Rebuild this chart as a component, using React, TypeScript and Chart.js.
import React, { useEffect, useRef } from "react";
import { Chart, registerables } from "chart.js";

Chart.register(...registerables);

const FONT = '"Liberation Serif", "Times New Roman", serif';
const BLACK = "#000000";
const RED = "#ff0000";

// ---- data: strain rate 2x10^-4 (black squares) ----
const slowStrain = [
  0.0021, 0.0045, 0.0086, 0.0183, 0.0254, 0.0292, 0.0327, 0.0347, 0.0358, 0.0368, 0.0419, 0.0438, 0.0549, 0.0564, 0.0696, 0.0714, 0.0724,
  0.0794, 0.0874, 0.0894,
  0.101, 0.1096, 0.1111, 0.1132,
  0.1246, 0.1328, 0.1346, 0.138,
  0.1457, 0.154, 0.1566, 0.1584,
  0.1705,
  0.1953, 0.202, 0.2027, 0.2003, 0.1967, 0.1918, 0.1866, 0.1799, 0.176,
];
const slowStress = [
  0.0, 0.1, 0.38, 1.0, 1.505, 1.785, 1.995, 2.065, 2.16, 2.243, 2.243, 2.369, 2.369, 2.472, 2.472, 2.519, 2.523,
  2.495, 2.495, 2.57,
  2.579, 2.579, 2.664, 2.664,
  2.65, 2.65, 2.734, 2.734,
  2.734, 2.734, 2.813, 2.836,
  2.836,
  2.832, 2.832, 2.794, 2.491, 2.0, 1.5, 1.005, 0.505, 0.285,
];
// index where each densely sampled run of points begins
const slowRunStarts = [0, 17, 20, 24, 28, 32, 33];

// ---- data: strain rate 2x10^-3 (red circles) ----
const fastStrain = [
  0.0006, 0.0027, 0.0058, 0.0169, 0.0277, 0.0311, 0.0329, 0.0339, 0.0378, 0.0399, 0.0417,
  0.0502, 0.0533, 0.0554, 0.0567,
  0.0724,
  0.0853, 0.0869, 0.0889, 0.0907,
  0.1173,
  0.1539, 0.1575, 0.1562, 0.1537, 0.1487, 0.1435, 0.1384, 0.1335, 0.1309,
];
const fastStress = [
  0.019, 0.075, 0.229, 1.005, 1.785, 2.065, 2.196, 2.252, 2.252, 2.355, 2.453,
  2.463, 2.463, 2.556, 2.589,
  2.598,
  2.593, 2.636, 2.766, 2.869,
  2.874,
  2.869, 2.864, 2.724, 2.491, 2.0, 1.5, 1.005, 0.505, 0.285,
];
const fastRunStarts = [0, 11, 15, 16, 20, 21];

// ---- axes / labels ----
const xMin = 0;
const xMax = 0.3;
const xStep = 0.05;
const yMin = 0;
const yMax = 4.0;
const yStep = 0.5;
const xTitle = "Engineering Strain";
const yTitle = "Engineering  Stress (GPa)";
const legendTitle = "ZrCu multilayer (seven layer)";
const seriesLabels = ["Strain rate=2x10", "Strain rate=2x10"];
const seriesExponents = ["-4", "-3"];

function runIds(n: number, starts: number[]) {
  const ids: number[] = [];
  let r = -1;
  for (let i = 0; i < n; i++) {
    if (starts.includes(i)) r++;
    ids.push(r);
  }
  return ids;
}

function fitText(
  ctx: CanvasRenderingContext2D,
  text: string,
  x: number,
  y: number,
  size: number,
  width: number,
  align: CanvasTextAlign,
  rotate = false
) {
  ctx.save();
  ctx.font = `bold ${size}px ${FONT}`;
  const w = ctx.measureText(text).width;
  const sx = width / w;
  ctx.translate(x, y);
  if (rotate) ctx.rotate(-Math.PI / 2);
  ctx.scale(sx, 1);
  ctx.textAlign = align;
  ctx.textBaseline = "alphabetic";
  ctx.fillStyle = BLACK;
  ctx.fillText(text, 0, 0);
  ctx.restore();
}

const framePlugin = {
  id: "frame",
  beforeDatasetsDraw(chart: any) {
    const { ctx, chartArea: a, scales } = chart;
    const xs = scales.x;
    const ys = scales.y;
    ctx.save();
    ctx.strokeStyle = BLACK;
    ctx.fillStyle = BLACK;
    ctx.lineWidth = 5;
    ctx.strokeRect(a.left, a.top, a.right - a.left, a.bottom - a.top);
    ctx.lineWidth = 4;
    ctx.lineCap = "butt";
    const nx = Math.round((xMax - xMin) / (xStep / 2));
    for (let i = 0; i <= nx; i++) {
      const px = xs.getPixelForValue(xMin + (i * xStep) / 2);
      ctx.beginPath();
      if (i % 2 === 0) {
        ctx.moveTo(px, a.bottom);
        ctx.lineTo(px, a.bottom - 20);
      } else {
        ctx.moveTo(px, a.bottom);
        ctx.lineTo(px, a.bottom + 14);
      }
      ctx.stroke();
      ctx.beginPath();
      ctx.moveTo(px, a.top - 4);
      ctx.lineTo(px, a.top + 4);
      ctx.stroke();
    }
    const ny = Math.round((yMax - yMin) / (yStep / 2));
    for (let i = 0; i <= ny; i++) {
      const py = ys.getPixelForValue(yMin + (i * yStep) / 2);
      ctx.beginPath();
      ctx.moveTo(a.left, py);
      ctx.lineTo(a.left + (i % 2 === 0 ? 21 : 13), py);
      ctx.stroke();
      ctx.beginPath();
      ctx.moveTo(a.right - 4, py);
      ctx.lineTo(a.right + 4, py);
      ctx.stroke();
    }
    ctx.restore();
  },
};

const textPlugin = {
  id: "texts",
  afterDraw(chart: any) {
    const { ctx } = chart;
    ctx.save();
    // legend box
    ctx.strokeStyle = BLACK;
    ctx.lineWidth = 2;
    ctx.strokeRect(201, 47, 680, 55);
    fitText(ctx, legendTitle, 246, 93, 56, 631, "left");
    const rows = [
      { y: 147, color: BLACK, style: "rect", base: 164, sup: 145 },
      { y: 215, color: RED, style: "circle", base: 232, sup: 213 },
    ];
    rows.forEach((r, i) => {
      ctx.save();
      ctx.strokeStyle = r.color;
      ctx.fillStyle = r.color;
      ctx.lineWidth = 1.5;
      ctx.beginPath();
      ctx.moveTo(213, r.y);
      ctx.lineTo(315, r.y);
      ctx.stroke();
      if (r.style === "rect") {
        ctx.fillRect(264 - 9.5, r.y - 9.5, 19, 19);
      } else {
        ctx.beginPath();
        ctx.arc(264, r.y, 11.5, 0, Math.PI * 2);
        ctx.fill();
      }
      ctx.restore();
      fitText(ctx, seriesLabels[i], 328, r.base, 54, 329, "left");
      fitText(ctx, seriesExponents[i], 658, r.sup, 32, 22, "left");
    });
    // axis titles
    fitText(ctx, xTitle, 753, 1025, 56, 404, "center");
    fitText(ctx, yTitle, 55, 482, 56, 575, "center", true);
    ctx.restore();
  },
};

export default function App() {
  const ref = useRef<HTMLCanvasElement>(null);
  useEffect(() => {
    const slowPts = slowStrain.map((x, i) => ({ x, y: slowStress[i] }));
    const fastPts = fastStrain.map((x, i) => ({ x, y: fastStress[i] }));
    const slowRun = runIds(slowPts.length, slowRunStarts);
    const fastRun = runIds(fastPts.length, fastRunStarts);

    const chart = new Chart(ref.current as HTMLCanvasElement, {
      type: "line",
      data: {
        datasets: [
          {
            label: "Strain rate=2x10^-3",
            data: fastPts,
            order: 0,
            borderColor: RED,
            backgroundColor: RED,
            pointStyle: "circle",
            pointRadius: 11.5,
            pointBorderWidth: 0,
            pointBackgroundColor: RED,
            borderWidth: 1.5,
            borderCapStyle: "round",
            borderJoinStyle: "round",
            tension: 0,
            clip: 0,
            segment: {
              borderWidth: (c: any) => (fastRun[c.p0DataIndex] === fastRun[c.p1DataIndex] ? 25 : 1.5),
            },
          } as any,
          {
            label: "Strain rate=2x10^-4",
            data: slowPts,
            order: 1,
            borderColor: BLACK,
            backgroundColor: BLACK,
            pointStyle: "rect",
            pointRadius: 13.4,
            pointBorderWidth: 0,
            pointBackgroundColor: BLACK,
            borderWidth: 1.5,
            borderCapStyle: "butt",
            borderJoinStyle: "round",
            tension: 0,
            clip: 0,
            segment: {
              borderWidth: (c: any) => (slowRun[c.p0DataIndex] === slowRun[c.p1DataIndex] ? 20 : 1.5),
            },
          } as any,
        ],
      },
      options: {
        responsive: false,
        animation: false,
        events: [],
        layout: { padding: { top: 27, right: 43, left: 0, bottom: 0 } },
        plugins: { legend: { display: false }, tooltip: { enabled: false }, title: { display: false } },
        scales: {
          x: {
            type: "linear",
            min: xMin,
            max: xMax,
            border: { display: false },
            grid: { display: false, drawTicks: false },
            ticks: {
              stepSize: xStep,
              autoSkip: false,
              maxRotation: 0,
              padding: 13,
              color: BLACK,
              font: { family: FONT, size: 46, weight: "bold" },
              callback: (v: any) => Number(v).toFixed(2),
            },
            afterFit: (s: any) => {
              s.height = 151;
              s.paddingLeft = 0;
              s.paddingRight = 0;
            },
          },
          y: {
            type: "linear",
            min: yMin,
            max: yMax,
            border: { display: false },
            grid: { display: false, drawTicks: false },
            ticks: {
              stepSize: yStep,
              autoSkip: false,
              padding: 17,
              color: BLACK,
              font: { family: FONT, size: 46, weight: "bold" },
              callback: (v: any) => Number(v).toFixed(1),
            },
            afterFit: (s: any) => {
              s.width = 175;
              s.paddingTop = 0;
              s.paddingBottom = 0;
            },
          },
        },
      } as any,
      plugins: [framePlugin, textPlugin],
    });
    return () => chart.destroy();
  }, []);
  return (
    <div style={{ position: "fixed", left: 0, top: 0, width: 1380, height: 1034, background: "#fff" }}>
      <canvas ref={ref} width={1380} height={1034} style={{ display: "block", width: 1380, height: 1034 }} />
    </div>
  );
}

:: WRITTEN PROBLEM ::
Set down the lines above as they stand, starting with the first line and ending with the line that contains "const slowRunStarts = [0, 17, 20, 24, 28, 32, 33];".

:: COMPLETED EXERCISE ::
Rebuild this chart as a component, using React, TypeScript and Chart.js.
import React, { useEffect, useRef } from "react";
import { Chart, registerables } from "chart.js";

Chart.register(...registerables);

const FONT = '"Liberation Serif", "Times New Roman", serif';
const BLACK = "#000000";
const RED = "#ff0000";

// ---- data: strain rate 2x10^-4 (black squares) ----
const slowStrain = [
  0.0021, 0.0045, 0.0086, 0.0183, 0.0254, 0.0292, 0.0327, 0.0347, 0.0358, 0.0368, 0.0419, 0.0438, 0.0549, 0.0564, 0.0696, 0.0714, 0.0724,
  0.0794, 0.0874, 0.0894,
  0.101, 0.1096, 0.1111, 0.1132,
  0.1246, 0.1328, 0.1346, 0.138,
  0.1457, 0.154, 0.1566, 0.1584,
  0.1705,
  0.1953, 0.202, 0.2027, 0.2003, 0.1967, 0.1918, 0.1866, 0.1799, 0.176,
];
const slowStress = [
  0.0, 0.1, 0.38, 1.0, 1.505, 1.785, 1.995, 2.065, 2.16, 2.243, 2.243, 2.369, 2.369, 2.472, 2.472, 2.519, 2.523,
  2.495, 2.495, 2.57,
  2.579, 2.579, 2.664, 2.664,
  2.65, 2.65, 2.734, 2.734,
  2.734, 2.734, 2.813, 2.836,
  2.836,
  2.832, 2.832, 2.794, 2.491, 2.0, 1.5, 1.005, 0.505, 0.285,
];
// index where each densely sampled run of points begins
const slowRunStarts = [0, 17, 20, 24, 28, 32, 33];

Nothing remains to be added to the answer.